Я задаю вопрос: «Можно ли мне позвонить?» Ливанов отвечает, что нельзя. Тогда спрашиваю: «Можно ли мне сходить в туалет?» Он, пожевав губу, разрешает. Я прошу взять с собой свою сумку, которую Ливанову передали оперативники, и теперь она валяется среди бумаг. Он пожимает плечами, передает мне сумку, но велит вынуть телефон. Я заглядываю в сумку. Телефон – «самсунговский» смартфон – на месте, и я передаю его следователю. Мы выходим из кабинета. Идем в самый конец узкого коридора. Ливанов пристраивается с сигаретой у подоконника и кивает на дверь в туалет – мол, заходи! Я захожу, прикрываю за собой дверь. Он не протестует.
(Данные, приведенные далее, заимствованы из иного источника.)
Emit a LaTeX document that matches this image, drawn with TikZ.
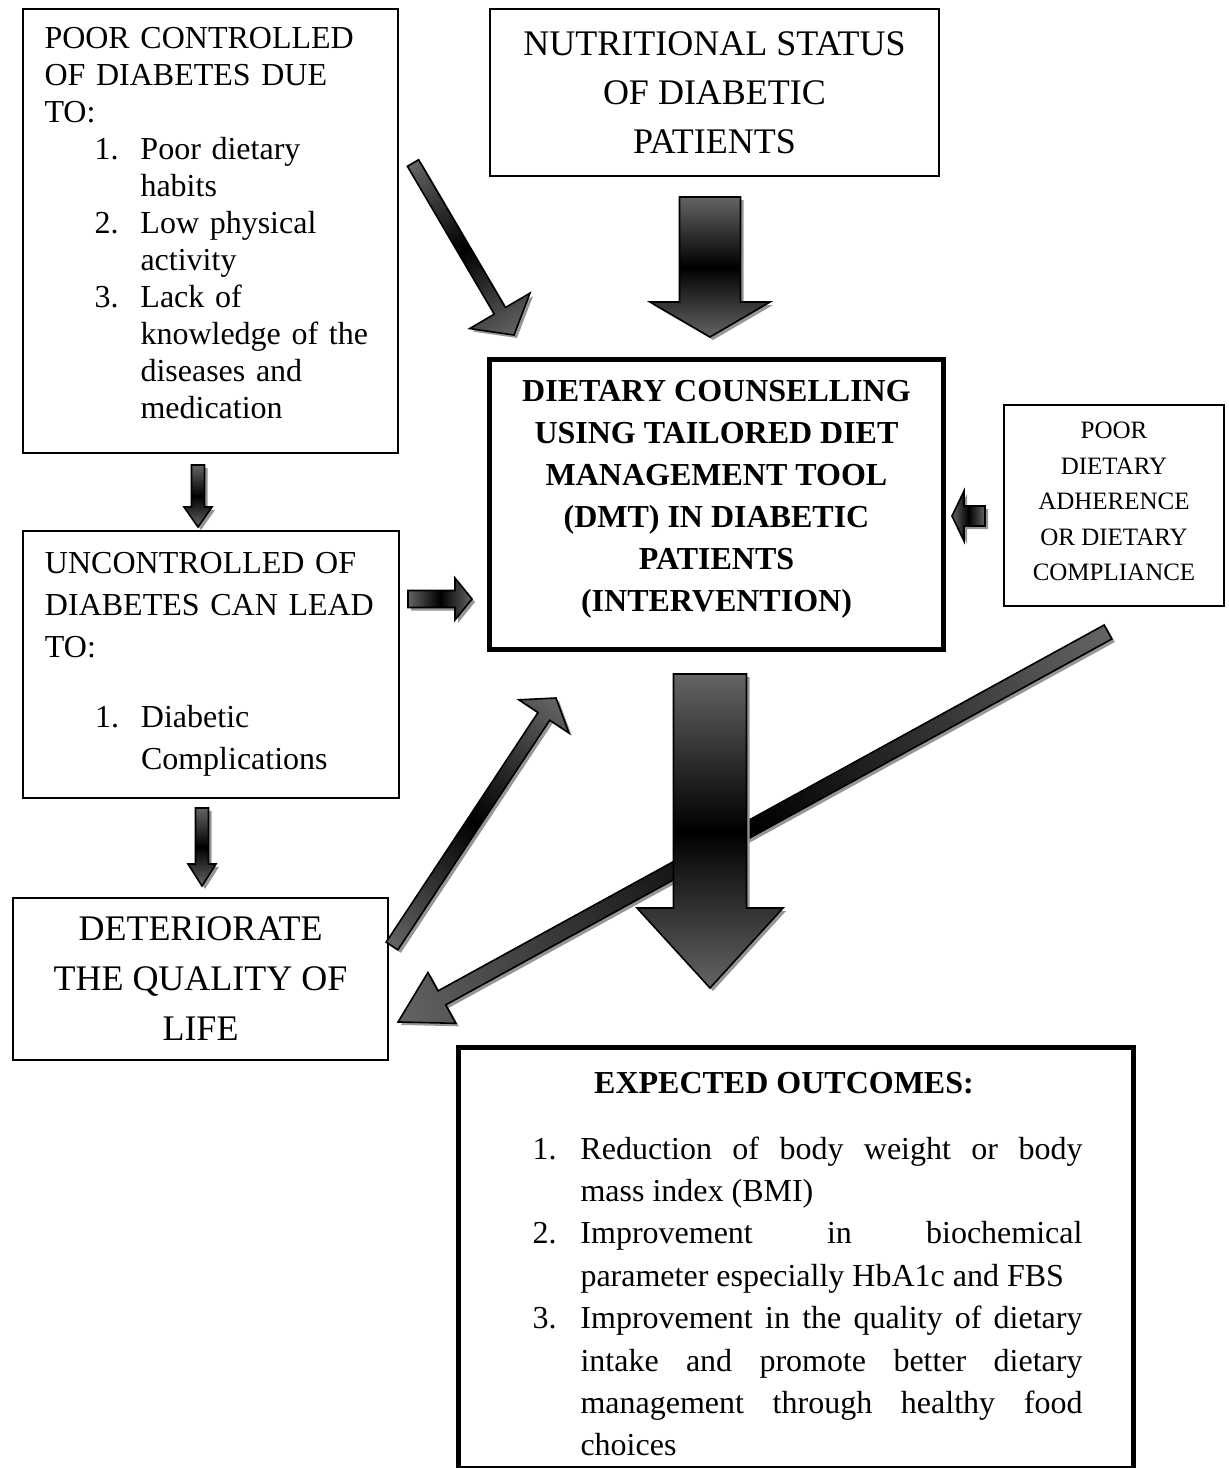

Наконец, впервые за весь день я одна! Оглядываюсь. Это достаточно большое помещение. Видимо, туалет для сотрудников следственного отдела. Высокий шкаф с бытовой химией, зеркало, блестящая раковина, жидкое мыло, бумажные полотенца… Я включаю воду и лихорадочно роюсь в сумке. И – ура! Есть! В одном из многочисленных карманов сумки нахожу свой второй телефон. В целости и сохранности! Эта крошечная кнопочная Nokia была куплена мною в первую очередь из-за невероятного цвета. Я просто не могла устоять перед таким насыщенным ядреным оттенком фуксии! И второй аргумент для покупки – «про запас, на тот случай, если смартфон разрядится». Но я так толком и не пользовалась этой запасной трубкой. Разве что как вторым будильником. И теперь даже не знала, есть ли на этом телефоне еще деньги, можно ли по нему звонить.